Calculating the complement of a knot embedded in $S^3$ via Long Exact sequence of the pair $(S^3,K)$.
Let $K$ be a knot embedded in $S^3$. The following sequence of chain complexes is exact:
$0 \rightarrow C(K) \rightarrow C(S^3) \rightarrow C(S^3,K) \rightarrow 0$
Since this short sequence is exact, it induces the following L.E.S. In homology groups:
$0 \rightarrow H_3(S^3) \rightarrow^a H_3(S^3-K) \rightarrow^b H_2(K) \rightarrow^c H_2(S^3) \rightarrow^d H_2(S^3,K) \rightarrow^e H_1(K) \rightarrow^f H_1(S^3) \rightarrow^h H_1(S^3,K) \rightarrow^i H_0(K) \rightarrow^j H_0(S^3) \rightarrow^k H_0(S^3,K) \rightarrow 0$
I proved here: Use a Meyer-Vietoris sequence to calculate $S^3 - K$ where $K$ is an embedding of $S^1$. that the homology groups are trivial for $i>1$ and infinite cyclic for $i=0,1$.
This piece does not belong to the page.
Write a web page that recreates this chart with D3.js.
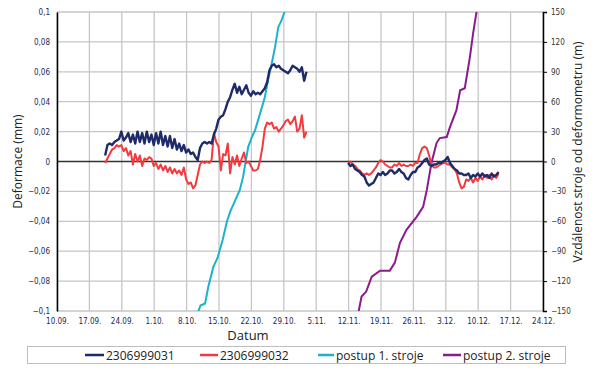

I am now trying to reach the same result using a different long exact sequence. However, I ran into difficulties right away. The fact that $H_2(K) \cong H_2(S^1) \cong 0$ implies that $H_3(S^3,K) \cong H_3(S^3) \cong \mathbb{Z}$ which is not true. I feel like everything that I've done so far is pretty standard and was hoping that somebody could tell me what is going wrong here. Thanks!